For the brides-to-be out there desperate to drop a dress size or two before wedding season, it's worth knowing the impact yo-yo dieting can have on your health in both the short and long-term. Nutritional Therapist Natalie Lamb from Lepicol Lighter’s gives us the dangers of crash dieting you need to be aware of:
Loss of Muscle Mass
Crash dieting encourages the body to hold onto stored fat as it believes it is being starved and will need all the resources it has in order to survive. Although, those who do crash diet may notice weight loss very quickly, this weight loss is usually due to the loss of fluids and lean muscle mass.
Sluggish Digestion
A crash diet can slow down your metabolism. This can slow down the speed that your body can produce energy from the foods you eat. Often this can leave you feeling like you need to grab a quick high-energy snack to quickly raise your blood glucose levels again.
Crash dieting will often result in slowing the body’s metabolism, which often results in slower digestive function, resulting in constipation. Therefore making improvements in the microflora composition and fibre through a healthy diet and a live bacteria and high fibre supplement could help to achieve a healthier weight loss.
A high fibre supplement may help someone who wishes to lose weight, by improving stool consistency, encouraging bowel movements and helping them to feel fuller. Lepicol Lighter (£17.99 from www.lepicol.com) is a unique new high fibre food supplement, especially designed to help aid weight loss. Within its specifically selected ingredients are 7 strains of live bacteria to keep your gut healthy and balanced, chromium to balance blood sugar levels, glucomannan, which acts as a prebiotic and psyllium husk which is a gentle fibre.
Bad Breath
What’s going on in the mouth is often a good indication of what’s happening further down the intestinal tract. Many doctors used to use the tongue as a way of searching for gastrointestinal conditions and this examination is still vital in Chinese medicine. Suddenly changing the diet can have a huge impact on the gut flora in the intestines. There is some evidence that bad breath can be caused by bacteria in the intestines producing volatile sulphur compounds.1
Increased Risk of Health Complications – Heart Health/ Diabetes
A sudden crash diet can add enormous stress to the body. Research suggests that extreme dieting practises can cause electrolyte disturbances, cardiac dysrhythmias, and even sudden cardiac death.2
Some crash diets limit the intake of fruits and vegetables. Fruits and vegetables are protective against many conditions, including cardiovascular disease and cancer due to their high antioxidant content, therefore limiting their consumption could lead to later long-term health conditions.

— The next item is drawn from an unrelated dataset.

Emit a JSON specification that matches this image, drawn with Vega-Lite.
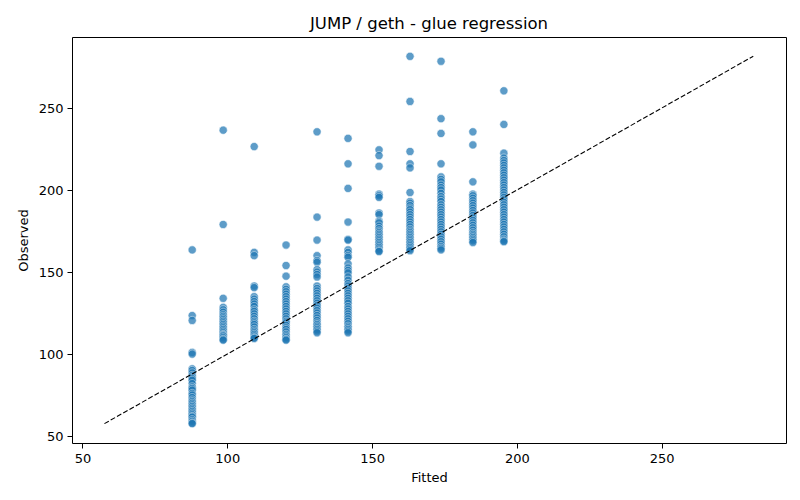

Reduced calcium intake during dieting, especially in women under 30 can have a detrimental effect on peak bone mass which can leave them susceptible to developing osteoporosis later in life.3
Mood Swings
Sudden food restriction will have a huge impact on the gut microflora, by increasing harmful bacteria which may lead to damage of the intestinal tract.4 This damage could lead to an increased uptake of harmful components crossing the intestinal barrier and the blood brain barrier, causing mood disturbances.

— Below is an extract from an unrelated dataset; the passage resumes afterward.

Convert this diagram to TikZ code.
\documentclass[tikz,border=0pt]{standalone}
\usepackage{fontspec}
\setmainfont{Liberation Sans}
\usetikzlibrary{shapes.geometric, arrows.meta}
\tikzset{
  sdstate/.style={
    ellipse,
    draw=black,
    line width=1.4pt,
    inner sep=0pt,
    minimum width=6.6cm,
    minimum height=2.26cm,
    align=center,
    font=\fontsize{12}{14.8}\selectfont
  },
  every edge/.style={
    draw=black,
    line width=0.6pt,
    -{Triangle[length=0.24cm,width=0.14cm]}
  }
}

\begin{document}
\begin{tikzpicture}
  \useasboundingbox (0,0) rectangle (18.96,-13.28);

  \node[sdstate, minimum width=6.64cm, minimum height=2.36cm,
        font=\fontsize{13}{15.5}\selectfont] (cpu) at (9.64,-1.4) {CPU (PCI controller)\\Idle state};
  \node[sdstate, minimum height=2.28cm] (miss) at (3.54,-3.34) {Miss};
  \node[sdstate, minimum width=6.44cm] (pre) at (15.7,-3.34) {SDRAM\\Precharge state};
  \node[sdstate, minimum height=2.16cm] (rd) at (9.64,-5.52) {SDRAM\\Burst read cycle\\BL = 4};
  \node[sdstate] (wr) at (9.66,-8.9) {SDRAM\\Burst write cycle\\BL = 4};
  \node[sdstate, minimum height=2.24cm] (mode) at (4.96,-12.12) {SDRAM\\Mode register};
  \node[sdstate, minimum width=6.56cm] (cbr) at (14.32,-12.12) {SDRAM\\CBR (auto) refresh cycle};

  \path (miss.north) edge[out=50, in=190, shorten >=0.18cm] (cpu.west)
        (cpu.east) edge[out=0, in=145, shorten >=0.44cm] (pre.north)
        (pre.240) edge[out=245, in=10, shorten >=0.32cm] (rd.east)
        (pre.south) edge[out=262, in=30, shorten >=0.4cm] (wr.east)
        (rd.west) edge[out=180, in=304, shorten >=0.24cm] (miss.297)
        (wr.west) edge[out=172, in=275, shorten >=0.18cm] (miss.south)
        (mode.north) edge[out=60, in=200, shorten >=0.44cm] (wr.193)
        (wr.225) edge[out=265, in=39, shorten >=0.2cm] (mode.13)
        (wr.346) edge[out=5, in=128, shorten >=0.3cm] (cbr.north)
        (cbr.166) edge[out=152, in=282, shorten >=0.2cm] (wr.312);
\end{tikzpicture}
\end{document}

There is increasing evidence of the strong link between what’s going on in our guts to the health of our brains. So by suddenly changing the diet and unbalancing the gut flora composition could lead to a reduction in beneficial bacteria and an increase in harmful types. Certain strains of beneficial bacteria can produce neurotransmitters, which can send signals from the gut to the brain influencing brain function and behaviour and helping us to maintain wellbeing. Live bacteria supplements have shown to regulate anxiety, mood, cognition and pain, most likely through this pathway.
If food is restricted by too much, too quickly, the body will release ghrelin, our hunger hormone to encourage us to eat. Trying to ignore our hormone signals, could leave us with imbalanced hormones and lead to mood fluctuations.
Low Energy
Crash dieting may appear to show a large reduction in weight within the first weeks. However, most of this weight-loss comes from water and glycogen stores, resulting in the individual feeling fatigued. Two kilograms of weight can be lost in the first week, simply by losing glycogen and water stores.3
Food restriction often leads to inadequate nutritional intake. A loss of B vitamins, iron and magnesium can quickly result in the body struggling to produce enough energy leaving us feeling sluggish and less likely to participate in exercise.